AIM: Draw out every line with the word "this" from the listing below.

Extracted data entries:

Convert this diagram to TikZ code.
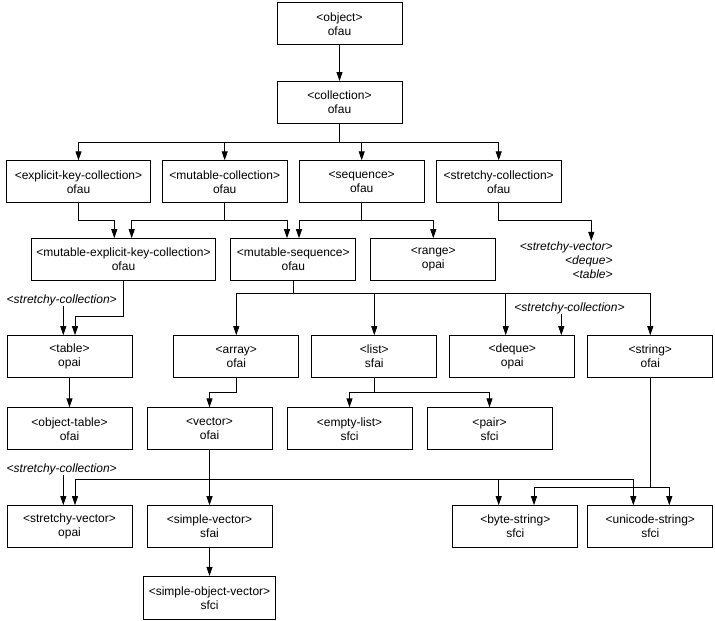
\documentclass[tikz,border=0pt]{standalone}
\usepackage{fontspec}
\setmainfont{Liberation Sans}
\usetikzlibrary{arrows.meta,positioning}

\begin{document}
\begin{tikzpicture}[
  x=1pt, y=-1pt,
  font=\fontsize{12pt}{14pt}\selectfont,
  cls/.style={rectangle, draw=black, line width=1pt, align=center,
    minimum width=125pt, minimum height=42pt, inner sep=2pt},
  note/.style={font=\fontsize{12pt}{14pt}\selectfont\itshape, inner sep=0.5pt,
    align=right},
  link/.style={-{Triangle[length=9pt,width=6pt]}, line width=0.9pt, draw=black},
  node distance=11pt,
]
\useasboundingbox (0,0) rectangle (715,621);
% classes
\node[cls] (obj) at (339.5,23.8) {<object>\\ofau};
\node[cls, below=35.7pt of obj] (coll) {<collection>\\ofau};
\node[cls, minimum width=143.4pt] (eko) at (78.5,181.8) {<explicit-key-collection>\\ofau};
\node[cls, right=of eko] (mcoll) {<mutable-collection>\\ofau};
\node[cls, right=of mcoll] (seq) {<sequence>\\ofau};
\node[cls, right=of seq] (scoll) {<stretchy-collection>\\ofau};
\node[cls, minimum width=184.6pt] (meck) at (123.5,259.7) {<mutable-explicit-key-collection>\\ofau};
\node[cls, right=14pt of meck] (mseq) {<mutable-sequence>\\ofau};
\node[cls, right=14pt of mseq] (range) {<range>\\opai};
\node[cls] (table) at (69.5,356.7) {<table>\\opai};
\node[cls] (array) at (236.3,356.7) {<array>\\ofai};
\node[cls, right=12pt of array] (list) {<list>\\sfai};
\node[cls, right=12pt of list] (deque) {<deque>\\opai};
\node[cls, right=12pt of deque] (string) {<string>\\ofai};
\node[cls] (otable) at (69.5,428.8) {<object-table>\\ofai};
\node[cls, right=14pt of otable] (vector) {<vector>\\ofai};
\node[cls, right=14pt of vector] (elist) {<empty-list>\\sfci};
\node[cls, right=14pt of elist] (pair) {<pair>\\sfci};
\node[cls] (stv) at (69.5,526.7) {<stretchy-vector>\\opai};
\node[cls, right=14pt of stv] (svec) {<simple-vector>\\sfai};
\node[cls] (bstr) at (515.3,526.7) {<byte-string>\\sfci};
\node[cls, right=9pt of bstr] (ustr) {<unicode-string>\\sfci};
\node[cls, below=27.7pt of svec, minimum width=131.4pt, minimum height=43pt] (sov) {<simple-object-vector>\\sfci};
% notes
\node[note, anchor=east] (impl) at (613.3,260) {<stretchy-vector>\\<deque>\\<table>};
\node[note] (sc1) at (61.7,300) {<stretchy-collection>};
\node[note] (sc2) at (569.5,308) {<stretchy-collection>};
\node[note] (sc3) at (61.7,469) {<stretchy-collection>};
% links
\draw[link] (obj) -- (coll);
\draw[link] (coll.south) -- ++(0,18) -| (eko.north);
\draw[link] (coll.south) -- ++(0,18) -| (mcoll.north);
\draw[link] (coll.south) -- ++(0,18) -| (seq.north);
\draw[link] (coll.south) -- ++(0,18) -| (scoll.north);
\draw[link] (eko.south) -- ++(0,16.7) -| ([xshift=-9.2pt]meck.north);
\draw[link] (mcoll.south) -- ++(0,16.7) -| ([xshift=8.2pt]meck.north);
\draw[link] (mcoll.south) -- ++(0,16.7) -| ([xshift=-6.3pt]mseq.north);
\draw[link] (seq.south) -- ++(0,16.7) -| ([xshift=5.7pt]mseq.north);
\draw[link] (seq.south) -- ++(0,16.7) -| (range.north);
\draw[link] (scoll.south) -- ++(0,16.7) -| ([xshift=-22pt]impl.north east);
\draw[link] (meck.south) -- ++(0,35.7) -| ([xshift=5.5pt]table.north);
\draw[link] ([xshift=-6.2pt]table.north |- sc1.south) -- ([xshift=-6.2pt]table.north);
\draw[link] (mseq.south) -- ++(0,12.3) -| (array.north);
\draw[link] (mseq.south) -- ++(0,12.3) -| (list.north);
\draw[link] (mseq.south) -- ++(0,12.3) -| ([xshift=-6.6pt]deque.north);
\draw[link] (mseq.south) -- ++(0,12.3) -| (string.north);
\draw[link] ([xshift=49pt]deque.north |- sc2.south) -- ([xshift=49pt]deque.north);
\draw[link] (table) -- (otable);
\draw[link] (array.south) -- ++(0,14) -| (vector.north);
\draw[link] (list.south) -- ++(0,14) -| (elist.north);
\draw[link] (list.south) -- ++(0,14) -| (pair.north);
\draw[link] (vector) -- (svec);
\draw[link] (vector.south) -- ++(0,29) -| ([xshift=5.5pt]stv.north);
\draw[link] (vector.south) -- ++(0,29) -| ([xshift=-16.6pt]bstr.north);
\draw[link] (vector.south) -- ++(0,29) -| ([xshift=-17pt]ustr.north);
\draw[link] ([xshift=-6.2pt]stv.north |- sc3.south) -- ([xshift=-6.2pt]stv.north);
\draw[link] (string.south) -- ++(0,109) -| ([xshift=18.7pt]bstr.north);
\draw[link] (string.south) -- ++(0,109) -| ([xshift=19pt]ustr.north);
\draw[link] (svec) -- (sov);
\end{tikzpicture}
\end{document}
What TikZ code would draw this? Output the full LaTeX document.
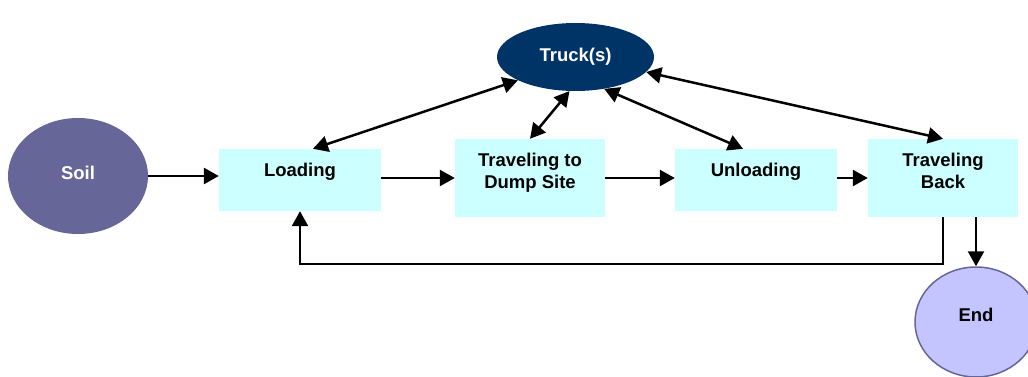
\documentclass[tikz,border=0pt]{standalone}
\usepackage{fontspec}
\setmainfont{Liberation Sans}
\usetikzlibrary{arrows.meta,shapes.geometric,calc}
\definecolor{soilc}{HTML}{666699}
\definecolor{truckc}{HTML}{003366}
\definecolor{boxc}{HTML}{CCFFFF}
\definecolor{endc}{HTML}{C4C4FF}

\begin{document}
\begin{tikzpicture}[x=1pt,y=-1pt,
  every node/.style={font=\fontsize{18.5}{22}\selectfont\bfseries},
  stepbox/.style={rectangle, fill=boxc, inner sep=0pt, align=center,
    minimum width=162pt, minimum height=62pt, text height=13pt, text depth=21pt},
  stepboxtwo/.style={rectangle, fill=boxc, inner sep=0pt, align=center,
    minimum width=150pt, minimum height=78pt, text height=35pt, text depth=13pt},
  blob/.style={ellipse, inner sep=0pt},
  conn/.style={line width=2.5pt, -{Triangle[length=15pt,width=16pt]}},
  bi/.style={line width=2.5pt, {Triangle[length=15pt,width=16pt]}-{Triangle[length=15pt,width=16pt]}}]

\useasboundingbox (0,0) rectangle (1028,377);

% states of the hauling cycle
\node[blob, fill=soilc, text=white, minimum width=140pt, minimum height=116pt, text depth=6pt] (soil) at (78,176) {Soil};
\node[blob, fill=truckc, text=white, minimum width=157pt, minimum height=68pt, text depth=4pt] (truck) at (575.5,57) {Truck(s)};
\node[stepbox] (load) at (300,180) {Loading};
\node[stepboxtwo] (dump) at (530,178) {Traveling to\\Dump Site};
\node[stepbox] (unload) at (756,180) {Unloading};
\node[stepboxtwo] (back) at (943,178) {Traveling\\Back};
\node[blob, fill=endc, draw=soilc, line width=1.5pt, minimum width=122pt, minimum height=110pt, text depth=14pt] (end) at (976,322) {End};

% main flow
\draw[conn] (soil.east) -- (soil.east -| load.west);
\draw[conn] (load.east |- dump.west) -- (dump.west);
\draw[conn] (dump.east) -- (dump.east -| unload.west);
\draw[conn] (unload.east |- back.west) -- (back.west);

% truck interactions
\draw[bi] ($(load.north)+(13,0)$) -- (truck.202);
\draw[bi] (dump.north) -- (truck.260);
\draw[bi] (truck.312) -- ($(unload.north)+(-13,0)$);
\draw[bi] (truck.348) -- (back.north);

% return loop and finish
\draw[conn] (back.south) |- ($(load.south)+(0,53)$) -- (load.south);
\draw[conn] ($(back.south)+(33,0)$) -- (end.north);
\end{tikzpicture}
\end{document}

EXPECTED ANSWER:
Convert this diagram to TikZ code.
What TikZ code would draw this? Output the full LaTeX document.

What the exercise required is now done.